# VA Orchid Show-Feb 23-25 RICHMOND



## Slipperhead (Feb 14, 2007)

The Virginia Orchid Society will be hosting an AOS-Judged show in Richmond, VA on Feb 22-25 at Strange's Garden Center located in the growing Short Pump section of western Richmond across from Short Pump Mall.

Everyone is welcome to attend, show plants, and build exhibits! Admission is FREE!!!

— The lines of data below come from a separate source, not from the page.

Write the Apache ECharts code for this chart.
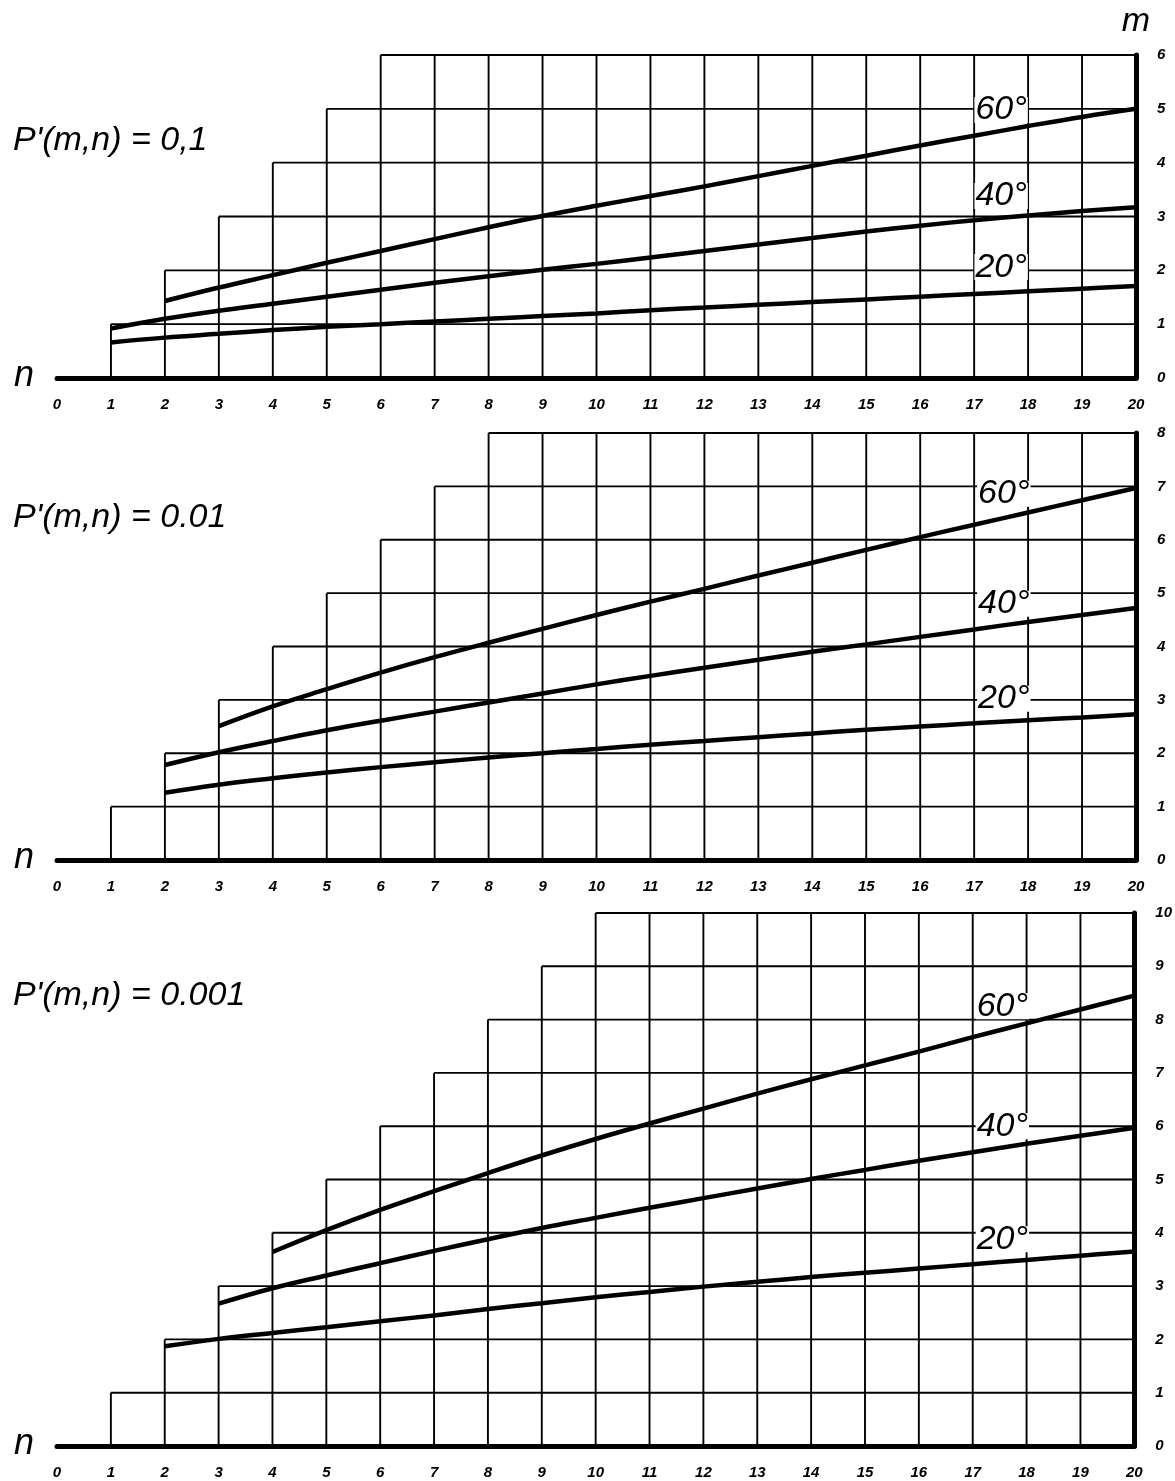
<!DOCTYPE html>
<html>
<head>
<meta charset="utf-8">
<script src="https://cdn.jsdelivr.net/npm/echarts@6/dist/echarts.min.js"></script>
<style>
html,body{margin:0;padding:0;background:#fff;}
#chart{width:1175px;height:1481px;}
</style>
</head>
<body>
<div id="chart"></div>
<script>
// ---------------- data ----------------
const panelTitles = ["P'(m,n) = 0,1", "P'(m,n) = 0.01", "P'(m,n) = 0.001"];
const panelMaxM = [6, 8, 10];
const nMax = 20;
const angleNames = ['20°', '40°', '60°'];

// panel 1 : P'(m,n) = 0,1
const p1_20_n = [1,2,3,4,5,6,7,8,9,10,11,12,13,14,15,16,17,18,19,20];
const p1_20_m = [0.66,0.75,0.82,0.89,0.95,1.00,1.05,1.10,1.15,1.20,1.26,1.31,1.36,1.41,1.46,1.51,1.56,1.61,1.66,1.71];
const p1_40_n = [1,2,3,4,5,6,7,8,9,10,11,12,13,14,15,16,17,18,19,20];
const p1_40_m = [0.92,1.10,1.25,1.38,1.51,1.64,1.77,1.89,2.01,2.12,2.24,2.36,2.48,2.60,2.72,2.83,2.93,3.02,3.10,3.17];
const p1_60_n = [2,3,4,5,6,7,8,9,10,11,12,13,14,15,16,17,18,19,20];
const p1_60_m = [1.43,1.68,1.91,2.14,2.36,2.58,2.80,3.01,3.20,3.38,3.56,3.75,3.94,4.13,4.32,4.50,4.68,4.85,5.00];

// panel 2 : P'(m,n) = 0.01
const p2_20_n = [2,3,4,5,6,7,8,9,10,11,12,13,14,15,16,17,18,19,20];
const p2_20_m = [1.26,1.41,1.53,1.64,1.74,1.83,1.92,2.00,2.08,2.16,2.23,2.30,2.37,2.44,2.50,2.56,2.62,2.67,2.73];
const p2_40_n = [2,3,4,5,6,7,8,9,10,11,12,13,14,15,16,17,18,19,20];
const p2_40_m = [1.78,2.02,2.23,2.43,2.61,2.78,2.95,3.12,3.29,3.45,3.60,3.75,3.90,4.04,4.18,4.32,4.46,4.59,4.72];
const p2_60_n = [3,4,5,6,7,8,9,10,11,12,13,14,15,16,17,18,19,20];
const p2_60_m = [2.51,2.88,3.20,3.51,3.80,4.07,4.33,4.59,4.84,5.08,5.33,5.57,5.81,6.05,6.28,6.51,6.74,6.97];

// panel 3 : P'(m,n) = 0.001
const p3_20_n = [2,3,4,5,6,7,8,9,10,11,12,13,14,15,16,17,18,19,20];
const p3_20_m = [1.87,2.01,2.12,2.23,2.34,2.45,2.57,2.68,2.79,2.89,2.99,3.08,3.17,3.25,3.33,3.41,3.49,3.57,3.65];
const p3_40_n = [3,4,5,6,7,8,9,10,11,12,13,14,15,16,17,18,19,20];
const p3_40_m = [2.67,2.96,3.20,3.43,3.66,3.88,4.09,4.28,4.47,4.65,4.83,5.01,5.18,5.35,5.51,5.67,5.82,5.97];
const p3_60_n = [4,5,6,7,8,9,10,11,12,13,14,15,16,17,18,19,20];
const p3_60_m = [3.64,4.05,4.43,4.78,5.12,5.45,5.76,6.05,6.33,6.61,6.88,7.14,7.40,7.67,7.93,8.19,8.45];

const panelCurves = [
  [[p1_20_n,p1_20_m],[p1_40_n,p1_40_m],[p1_60_n,p1_60_m]],
  [[p2_20_n,p2_20_m],[p2_40_n,p2_40_m],[p2_60_n,p2_60_m]],
  [[p3_20_n,p3_20_m],[p3_40_n,p3_40_m],[p3_60_n,p3_60_m]]
];

// ---------------- layout ----------------
const gridBoxes = [
  {top: 55,  height: 323},
  {top: 433, height: 427},
  {top: 913, height: 533}
];
const angleLabelAt = [
  [[17.5,2.06],[17.5,3.38],[17.5,4.98]],
  [[17.55,3.02],[17.55,4.80],[17.55,6.86]],
  [[17.55,3.88],[17.55,6.00],[17.55,8.25]]
];
const titleY = [141, 518, 996];
const FONT = '"Liberation Sans", Arial, sans-serif';

const zip = (a, b) => a.map((v, i) => [v, b[i]]);

function staircase(M) {
  const segs = [];
  for (let k = 1; k < nMax; k++) segs.push([k, 0, k, Math.min(k, M)]);
  for (let j = 1; j <= M; j++) segs.push([j, j, nMax, j]);
  return segs;
}

const tickLabel = {color: '#000', fontSize: 15, fontStyle: 'italic', fontWeight: 'bold', fontFamily: FONT};
const grids = [], xAxes = [], yAxes = [], series = [];
panelMaxM.forEach((M, p) => {
  grids.push({left: 57, right: 39, top: gridBoxes[p].top, height: gridBoxes[p].height, containLabel: false});
  xAxes.push({
    type: 'value', gridIndex: p, min: 0, max: nMax, interval: 1,
    axisLine: {show: true, onZero: false, lineStyle: {color: '#000', width: 5}},
    axisTick: {show: false}, splitLine: {show: false},
    axisLabel: Object.assign({margin: 19}, tickLabel)
  });
  yAxes.push({
    type: 'value', gridIndex: p, position: 'right', min: 0, max: M, interval: 1,
    axisLine: {show: true, onZero: false, lineStyle: {color: '#000', width: 5}},
    axisTick: {show: false}, splitLine: {show: false},
    axisLabel: Object.assign({margin: 21}, tickLabel)
  });
  series.push({
    type: 'custom', xAxisIndex: p, yAxisIndex: p, z: 2, silent: true,
    encode: {x: [0, 2], y: [1, 3]},
    data: staircase(M),
    renderItem: function (params, api) {
      const a = api.coord([api.value(0), api.value(1)]);
      const b = api.coord([api.value(2), api.value(3)]);
      return {type: 'line', shape: {x1: a[0], y1: a[1], x2: b[0], y2: b[1]},
              style: {stroke: '#000', lineWidth: 1.9}};
    }
  });
  panelCurves[p].forEach((c, ci) => {
    series.push({
      type: 'line', name: angleNames[ci], xAxisIndex: p, yAxisIndex: p, z: 4,
      data: zip(c[0], c[1]), smooth: 0.4, symbol: 'none', silent: true,
      lineStyle: {color: '#000', width: 4.5}
    });
  });
});

const chart = echarts.init(document.getElementById('chart'), null, {renderer: 'canvas'});
chart.setOption({
  animation: false,
  backgroundColor: '#fff',
  grid: grids, xAxis: xAxes, yAxis: yAxes, series: series
});

const els = [];
panelMaxM.forEach((M, p) => {
  els.push({type: 'text', x: 13, y: titleY[p], z: 20,
    style: {text: panelTitles[p], font: 'italic 34px ' + FONT, fill: '#000', textAlign: 'left', textVerticalAlign: 'middle'}});
  const base = chart.convertToPixel({gridIndex: p}, [0, 0]);
  els.push({type: 'text', x: 24, y: base[1] - 2, z: 20,
    style: {text: 'n', font: 'italic 36px ' + FONT, fill: '#000', textAlign: 'center', textVerticalAlign: 'middle'}});
  angleLabelAt[p].forEach((pos, i) => {
    const px = chart.convertToPixel({gridIndex: p}, pos);
    els.push({type: 'text', x: px[0], y: px[1], z: 20,
      style: {text: angleNames[i], font: 'italic 34px ' + FONT, fill: '#000',
        textAlign: 'center', textVerticalAlign: 'middle', backgroundColor: '#fff', padding: [0, 1], lineHeight: 26}});
  });
});
const topRight = chart.convertToPixel({gridIndex: 0}, [nMax, panelMaxM[0]]);
els.push({type: 'text', x: topRight[0], y: 22, z: 20,
  style: {text: 'm', font: 'italic 34px ' + FONT, fill: '#000', textAlign: 'center', textVerticalAlign: 'middle'}});
chart.setOption({graphic: {elements: els}});
</script>
</body>
</html>
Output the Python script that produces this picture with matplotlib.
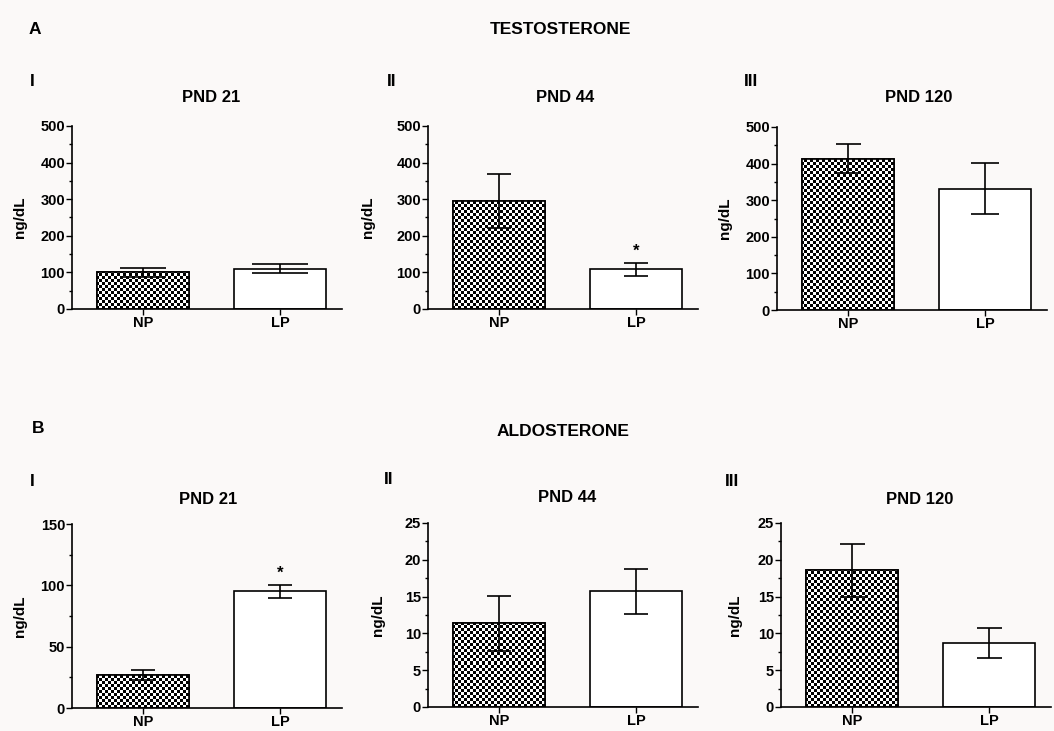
import numpy as np
import matplotlib
matplotlib.use("Agg")
import matplotlib.pyplot as plt
from matplotlib.ticker import MultipleLocator

plt.rcParams['font.family'] = ['Liberation Sans', 'DejaVu Sans']
plt.rcParams['font.weight'] = 'bold'

groups = ["NP", "LP"]
hormones = ["TESTOSTERONE", "ALDOSTERONE"]
row_letters = ["A", "B"]
panel_numerals = ["I", "II", "III"]
panel_titles = ["PND 21", "PND 44", "PND 120"]

testo_mean = [[100, 110], [295, 108], [413, 331]]
testo_err = [[12, 12], [74, 17], [40, 70]]
testo_star = [False, True, False]

aldo_mean = [[26.7, 95.0], [11.35, 15.7], [18.55, 8.7]]
aldo_err = [[4.0, 5.0], [3.7, 3.05], [3.65, 2.1]]
aldo_star = [True, False, False]

ylims = [[500, 500, 500], [150, 25, 25]]
major = [[100, 100, 100], [50, 5, 5]]
minor = [[50, 50, 50], [25, 2.5, 2.5]]
capsizes = [[[16.5, 20.5], [8.5, 8.5], [9, 10]], [[8.5, 8.5], [8.5, 8.5], [9, 9]]]

W, H = 1054, 731
bg = '#fbf9f8'
fig = plt.figure(figsize=(W / 100, H / 100), dpi=100, facecolor=bg)

# axes boxes in pixels: left, top, right, bottom
boxes = [
    [(72, 126, 342, 309), (428, 126, 698, 309), (777, 127, 1047, 310)],
    [(72, 524, 342, 708), (428, 523, 698, 707), (781, 523, 1051, 707)],
]
ylabel_x = [[27, 375, 732], [27, 385, 742]]
title_pos = [[(211, 98), (565, 98), (919, 98)], [(208, 500), (567, 498), (920, 499)]]
num_pos = [[(30, 82), (387, 82), (744, 82)], [(30, 481), (384, 480), (725, 481)]]

means = [testo_mean, aldo_mean]
errs = [testo_err, aldo_err]
stars = [testo_star, aldo_star]

def checker(ny, nx):
    yy, xx = np.mgrid[0:ny, 0:nx]
    return ((yy + xx) % 2).astype(float)

for r in range(2):
    for c in range(3):
        l, t, rr, b = boxes[r][c]
        ax = fig.add_axes([l / W, 1 - b / H, (rr - l) / W, (b - t) / H])
        ax.set_facecolor(bg)
        x = np.arange(len(groups))
        bars = ax.bar(x, means[r][c], width=0.67, color=['white', 'white'],
                      edgecolor='black', linewidth=1.2, zorder=2)
        ax.set_xlim(-0.52, 1.45)
        ax.set_ylim(0, ylims[r][c])
        # checkerboard texture for NP bar
        pw, ph = rr - l, b - t
        img = checker(int(ph / 3), int(pw / 3))
        im = ax.imshow(img, cmap='gray', extent=(0, 1, 0, 1), transform=ax.transAxes,
                       interpolation='nearest', aspect='auto', zorder=2.5)
        im.set_clip_path(bars[0])
        ax.bar(x[:1], means[r][c][:1], width=0.67, color='none',
               edgecolor='black', linewidth=1.2, zorder=3)
        for i in range(len(groups)):
            ax.errorbar(x[i], means[r][c][i], yerr=errs[r][c][i], fmt='none', ecolor='black',
                        elinewidth=1.2, capsize=capsizes[r][c][i], capthick=1.2, zorder=4)
        if stars[r][c]:
            i = 1
            ax.text(x[i], means[r][c][i] + errs[r][c][i] + ylims[r][c] * 0.025, '*',
                    ha='center', va='bottom', fontsize=12, fontweight='bold')
        ax.yaxis.set_major_locator(MultipleLocator(major[r][c]))
        ax.yaxis.set_minor_locator(MultipleLocator(minor[r][c]))
        ax.set_xticks(x)
        ax.set_xticklabels(groups, fontsize=10.5, fontweight='bold')
        for s in ['top', 'right']:
            ax.spines[s].set_visible(False)
        for s in ['left', 'bottom']:
            ax.spines[s].set_linewidth(1.2)
        ax.tick_params(axis='y', which='major', length=4, width=1.0, labelsize=10.5, pad=1)
        ax.tick_params(axis='y', which='minor', length=2.5, width=1.0)
        ax.tick_params(axis='x', which='major', length=4, width=1.0, pad=1)
        for lab in ax.get_yticklabels():
            lab.set_fontweight('bold')
        ax.set_ylabel('ng/dL', fontsize=11, fontweight='bold')
        ax.yaxis.set_label_coords((ylabel_x[r][c] - l) / (rr - l), 0.5)
        tx, ty = title_pos[r][c]
        fig.text(tx / W, 1 - ty / H, panel_titles[c], fontsize=12, fontweight='bold',
                 ha='center', va='center')
        px, py = num_pos[r][c]
        fig.text(px / W, 1 - py / H, panel_numerals[c], fontsize=12.5,
                 fontweight='bold', ha='left', va='center')

fig.text(29 / W, 1 - 29 / H, row_letters[0], fontsize=12.5, fontweight='bold', va='center')
fig.text(560 / W, 1 - 29 / H, hormones[0], fontsize=12.5, fontweight='bold', ha='center', va='center')
fig.text(32 / W, 1 - 428 / H, row_letters[1], fontsize=12.5, fontweight='bold', va='center')
fig.text(563 / W, 1 - 432 / H, hormones[1], fontsize=12.5, fontweight='bold', ha='center', va='center')

fig.savefig('out.png', dpi=100, facecolor=bg)
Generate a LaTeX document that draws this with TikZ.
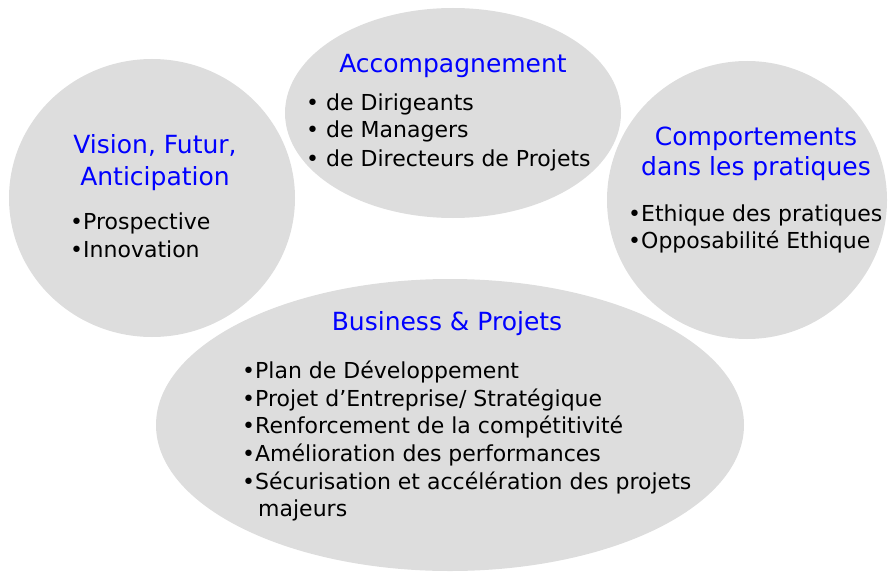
\documentclass[tikz,border=0pt]{standalone}
\usepackage{fontspec}
\setmainfont{DejaVu Sans}
\definecolor{bubble}{HTML}{DDDDDD}
\definecolor{ttl}{HTML}{0000FF}
\tikzset{
  bub/.style={fill=bubble, draw=none},
  ttlt/.style={text=ttl, font=\fontsize{25}{30}\selectfont, inner sep=0pt, anchor=base},
  itm/.style={text=black, font=\fontsize{22}{26}\selectfont, inner sep=0pt, anchor=base west},
}
\begin{document}
\begin{tikzpicture}[x=1pt,y=-1pt]
\useasboundingbox (0,0) rectangle (888,578);
% bubbles
\fill[bub] (152,198) ellipse [x radius=143, y radius=139];
\fill[bub] (453,113) ellipse [x radius=168, y radius=105];
\fill[bub] (747,200) ellipse [x radius=140, y radius=139];
\fill[bub] (450,425) ellipse [x radius=294, y radius=146];
% left
\node[ttlt] (t1a) at (155,153) {Vision, Futur,};
\node[ttlt] (t1b) at (155,185) {Anticipation};
\node[itm] (l1) at (70,229) {•Prospective};
\node[itm] (l2) at (70,257) {•Innovation};
% top
\node[ttlt] (t2) at (453,72) {Accompagnement};
\node[itm] (m1) at (306,110) {• de Dirigeants};
\node[itm] (m2) at (306,137) {• de Managers};
\node[itm] (m3) at (306,166) {• de Directeurs de Projets};
% right
\node[ttlt] (t3a) at (756,145) {Comportements};
\node[ttlt] (t3b) at (756,175) {dans les pratiques};
\node[itm] (r1) at (628,221) {•Ethique des pratiques};
\node[itm] (r2) at (628,248) {•Opposabilité Ethique};
% bottom
\node[ttlt] (t4) at (447,330) {Business \& Projets};
\node[itm] (b1) at (242,378) {•Plan de Développement};
\node[itm] (b2) at (242,406) {•Projet d’Entreprise/ Stratégique};
\node[itm] (b3) at (242,433) {•Renforcement de la compétitivité};
\node[itm] (b4) at (242,461) {•Amélioration des performances};
\node[itm] (b5) at (242,489) {•Sécurisation et accélération des projets};
\node[itm] (b6) at (258,516) {majeurs};
\end{tikzpicture}
\end{document}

An art show will be featured with YOUTH classes for artwork and photography.

Vendors include:
Marriott Orchids
Seagrove Orchids
Orchid Enterprise
Pinecrest Orchids
Celebrate Orchids
James Winner (photography)
Orchid Carving Guy
Ann Link (large format paintings)
Sunisa Orchid Sculptures
Starbucks

See http://www.vaorchidsociety.com/ or email me directly for details.


----------



## NYEric (Feb 14, 2007)

Thanx for the info.


----------



## Heather (Feb 14, 2007)

Slipperhead said:


> Vendors include:
> Marriott Orchids
> Seagrove Orchids
> Orchid Enterprise
> ...



STARBUCKS!!?!?! :rollhappy:
(though I love starbucks breve lattes, I hope they aren't included in the judging schedule!)


----------



## MoreWater (Feb 14, 2007)

hey, my fave is the "orchid carving guy".


----------



## MoreWater (Feb 24, 2007)

'twas a lovely show! Some photos here - didn't take all that many and had some exposure issues with the rest (that natural light!)


----------



## Ron-NY (Feb 24, 2007)

thanks for the sharing the pics...John said you both were headed down


----------



## MoreWater (Feb 24, 2007)

yup that's right. turned into a full day trip.


----------



## WolfDog1 (C. Williams) (Feb 25, 2007)

Those were nice pics. I didn't notice anything wrong with any 
lighting or exposures. I hope I can get half that many good photos
when I try to take them tomorrow. 

Nice.


----------